Yakni, individu mesti dibertahukan terlebih dahulu mengenai tindakan penghapusan data yang dilakukan dan diberikan kesempatan dalam mengajukan keberatan terhadap keputusan penghapusan data. (Baca Juga: Bukti Elektronik dan Prosedur Perolehan Perlu Diatur dalam Sistem Peradilan)

Menurut Wayhudi, penghapusan dara pribadi mesti dibatasi dengan penentuan jenis-jenis data pribadi yang sah untuk kemudian dilakukan penghapusan. Serta penyedia jasa yang terkait, otoritas publik dan pengadilan pun mesti melakukan pelaporan secara terbuka. “Mengenai keputusan yang berkaitan dengan penghapusan atas informasi pribadi,” ujarnya.

Lebih jauh, Wahyudi berpendapat sejumlah pra syarat pun tidak terlihat dalam rumusan UU ITE hasil revisi. Dengan begitu, munculnya pasal yang mengatur hak penghapusan informasi terkesan aturan tersebut sarat dengan kepentingan politik. Apalagi, pembahasan RUU ITE antara Komisi I DPR dengan Pemerintah dilakukan secara tertutup.

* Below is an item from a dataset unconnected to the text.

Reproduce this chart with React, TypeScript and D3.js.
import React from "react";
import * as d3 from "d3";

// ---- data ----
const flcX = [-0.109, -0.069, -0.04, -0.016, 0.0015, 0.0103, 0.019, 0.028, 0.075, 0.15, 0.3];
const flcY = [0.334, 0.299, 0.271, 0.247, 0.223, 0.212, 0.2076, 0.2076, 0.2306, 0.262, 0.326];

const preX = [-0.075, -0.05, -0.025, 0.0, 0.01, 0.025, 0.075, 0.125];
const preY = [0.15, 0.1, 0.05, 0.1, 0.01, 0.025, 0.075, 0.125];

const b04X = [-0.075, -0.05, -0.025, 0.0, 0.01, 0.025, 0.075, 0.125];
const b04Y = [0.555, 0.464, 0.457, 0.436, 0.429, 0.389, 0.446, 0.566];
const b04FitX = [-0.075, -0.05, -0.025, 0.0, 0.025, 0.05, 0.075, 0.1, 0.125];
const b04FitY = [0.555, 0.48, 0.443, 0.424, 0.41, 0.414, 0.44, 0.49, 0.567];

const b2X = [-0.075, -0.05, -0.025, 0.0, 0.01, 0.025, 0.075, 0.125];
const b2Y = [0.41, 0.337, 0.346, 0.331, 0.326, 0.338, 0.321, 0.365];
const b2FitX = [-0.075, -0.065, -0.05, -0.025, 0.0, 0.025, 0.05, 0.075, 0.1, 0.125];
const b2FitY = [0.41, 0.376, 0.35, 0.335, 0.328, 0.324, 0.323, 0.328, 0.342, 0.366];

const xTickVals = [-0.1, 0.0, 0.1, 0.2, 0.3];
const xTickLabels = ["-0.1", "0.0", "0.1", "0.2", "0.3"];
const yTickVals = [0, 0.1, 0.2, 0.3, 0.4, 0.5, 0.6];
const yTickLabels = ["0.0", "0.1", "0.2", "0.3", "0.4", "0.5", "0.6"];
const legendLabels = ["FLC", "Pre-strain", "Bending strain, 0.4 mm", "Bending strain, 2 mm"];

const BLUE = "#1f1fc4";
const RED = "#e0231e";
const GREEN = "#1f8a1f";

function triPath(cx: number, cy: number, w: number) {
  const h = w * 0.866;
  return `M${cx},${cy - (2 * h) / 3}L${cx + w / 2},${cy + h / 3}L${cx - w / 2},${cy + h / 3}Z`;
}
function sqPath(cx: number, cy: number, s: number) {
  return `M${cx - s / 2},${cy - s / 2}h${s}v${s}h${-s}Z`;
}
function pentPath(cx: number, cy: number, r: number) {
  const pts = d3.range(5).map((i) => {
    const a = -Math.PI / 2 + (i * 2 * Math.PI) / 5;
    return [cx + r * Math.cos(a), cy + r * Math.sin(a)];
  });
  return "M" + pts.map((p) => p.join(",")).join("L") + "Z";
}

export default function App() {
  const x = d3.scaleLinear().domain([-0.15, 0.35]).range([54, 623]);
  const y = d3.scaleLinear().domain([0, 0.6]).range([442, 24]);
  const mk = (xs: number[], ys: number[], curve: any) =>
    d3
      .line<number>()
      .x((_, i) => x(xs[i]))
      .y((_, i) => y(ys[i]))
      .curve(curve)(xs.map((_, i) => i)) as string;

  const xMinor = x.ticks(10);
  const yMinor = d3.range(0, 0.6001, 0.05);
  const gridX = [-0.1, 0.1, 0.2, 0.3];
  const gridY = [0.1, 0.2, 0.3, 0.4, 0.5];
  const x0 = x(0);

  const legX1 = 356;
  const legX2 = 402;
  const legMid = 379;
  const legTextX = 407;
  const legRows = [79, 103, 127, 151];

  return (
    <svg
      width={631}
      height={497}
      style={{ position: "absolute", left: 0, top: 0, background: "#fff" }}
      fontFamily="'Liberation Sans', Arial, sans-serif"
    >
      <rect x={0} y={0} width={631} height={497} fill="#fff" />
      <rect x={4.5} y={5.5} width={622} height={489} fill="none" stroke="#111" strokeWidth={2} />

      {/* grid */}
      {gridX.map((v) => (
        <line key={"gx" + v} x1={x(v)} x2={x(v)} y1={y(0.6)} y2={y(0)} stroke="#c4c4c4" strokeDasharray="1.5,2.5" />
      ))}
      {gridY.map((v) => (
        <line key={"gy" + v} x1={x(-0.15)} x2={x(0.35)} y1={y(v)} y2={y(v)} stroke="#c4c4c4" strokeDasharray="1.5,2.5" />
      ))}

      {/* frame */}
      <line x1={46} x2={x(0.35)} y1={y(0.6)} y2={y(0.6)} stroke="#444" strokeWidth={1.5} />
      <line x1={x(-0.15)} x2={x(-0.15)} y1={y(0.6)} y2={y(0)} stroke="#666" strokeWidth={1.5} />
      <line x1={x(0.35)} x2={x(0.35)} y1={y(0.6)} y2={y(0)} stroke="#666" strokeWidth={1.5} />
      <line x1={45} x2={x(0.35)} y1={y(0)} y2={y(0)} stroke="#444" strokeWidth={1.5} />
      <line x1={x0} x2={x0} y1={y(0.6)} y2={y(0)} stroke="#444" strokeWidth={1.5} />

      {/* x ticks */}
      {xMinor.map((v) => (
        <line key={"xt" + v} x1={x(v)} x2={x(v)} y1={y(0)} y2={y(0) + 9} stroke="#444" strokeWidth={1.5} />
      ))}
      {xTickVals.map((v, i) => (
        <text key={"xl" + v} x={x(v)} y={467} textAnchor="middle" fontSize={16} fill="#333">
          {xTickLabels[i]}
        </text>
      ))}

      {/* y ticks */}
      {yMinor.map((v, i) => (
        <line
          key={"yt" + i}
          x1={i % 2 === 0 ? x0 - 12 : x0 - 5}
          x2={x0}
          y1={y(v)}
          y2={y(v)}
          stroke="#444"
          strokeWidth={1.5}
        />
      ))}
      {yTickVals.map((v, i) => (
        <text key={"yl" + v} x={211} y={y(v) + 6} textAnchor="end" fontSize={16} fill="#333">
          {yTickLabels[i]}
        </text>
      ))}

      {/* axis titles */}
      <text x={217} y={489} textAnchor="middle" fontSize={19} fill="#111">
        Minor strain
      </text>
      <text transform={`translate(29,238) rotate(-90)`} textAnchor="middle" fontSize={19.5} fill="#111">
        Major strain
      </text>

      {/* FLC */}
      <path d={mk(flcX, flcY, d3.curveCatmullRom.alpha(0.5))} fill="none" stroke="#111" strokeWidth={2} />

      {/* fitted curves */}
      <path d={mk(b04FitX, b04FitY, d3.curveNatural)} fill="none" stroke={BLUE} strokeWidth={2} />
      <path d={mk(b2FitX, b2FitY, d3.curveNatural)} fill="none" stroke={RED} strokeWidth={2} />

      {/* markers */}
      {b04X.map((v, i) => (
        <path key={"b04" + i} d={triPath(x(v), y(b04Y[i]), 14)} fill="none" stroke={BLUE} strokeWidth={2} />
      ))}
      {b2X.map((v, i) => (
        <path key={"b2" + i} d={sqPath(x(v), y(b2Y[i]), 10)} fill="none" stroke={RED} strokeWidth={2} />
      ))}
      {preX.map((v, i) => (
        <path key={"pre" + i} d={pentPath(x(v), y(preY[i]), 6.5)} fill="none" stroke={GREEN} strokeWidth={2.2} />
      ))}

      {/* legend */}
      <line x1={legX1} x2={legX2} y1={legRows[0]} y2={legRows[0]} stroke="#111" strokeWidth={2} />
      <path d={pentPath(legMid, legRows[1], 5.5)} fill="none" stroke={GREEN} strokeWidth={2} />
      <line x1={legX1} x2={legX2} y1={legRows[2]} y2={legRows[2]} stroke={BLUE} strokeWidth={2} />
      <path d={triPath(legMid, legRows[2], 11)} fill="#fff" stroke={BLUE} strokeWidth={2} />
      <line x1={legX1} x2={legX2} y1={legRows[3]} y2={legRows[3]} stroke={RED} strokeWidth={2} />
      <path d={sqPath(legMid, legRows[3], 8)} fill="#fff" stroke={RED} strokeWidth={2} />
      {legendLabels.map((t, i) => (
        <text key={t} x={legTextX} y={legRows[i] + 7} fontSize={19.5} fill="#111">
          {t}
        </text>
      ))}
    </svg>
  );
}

Di negara yang tingkat impunitasnya tinggi seperti Indonesia, pengaturan hak pengapusan informasi hanya dapat dimanfaatkan oleh sekelompok orang tertentu. Yakni menghilangkan rekam jejak informasi pribadinya atas dugaan berbagai kasus yang terjadi. Misalnya, pelanggara hak asasi manusia di masa lalu.

“Selain itu, belum adanya pemahaman yang kuat tentang data-data yang masuk kategori data pribadi atau data yang bisa diakses publik, dengan adanya rumusan ini, juga akan menyulitkan publik untuk mengakses rekam jejak kontestan politik yang akan mereka pilih, sebab ada potensi mereka juga akan menghilangkan sebagian rekam jejaknya di masa lalu,”tandasnya.

Sebelumnya, Menteri Komunikasi dan Informatika (Menkkominfo) Rudi Antara seusai pengesahan RUU ITE menjadi UU pekan lalu mengatakan bakal segera menyusun Rancangan Peraturan Pemerintah (RPP). Ia pun bakal mensosialisasikan UU ITE teranyar kepada para pemangku kepentingan dan masyarakat luas.

“Tapi kan sifatnya minor terhadap UU ITE yang ada dan beberapa pasal. Ini sudah bagus, karena masuk right to be forgotten, karena tidak ada sebelumnya,” pungkasnya.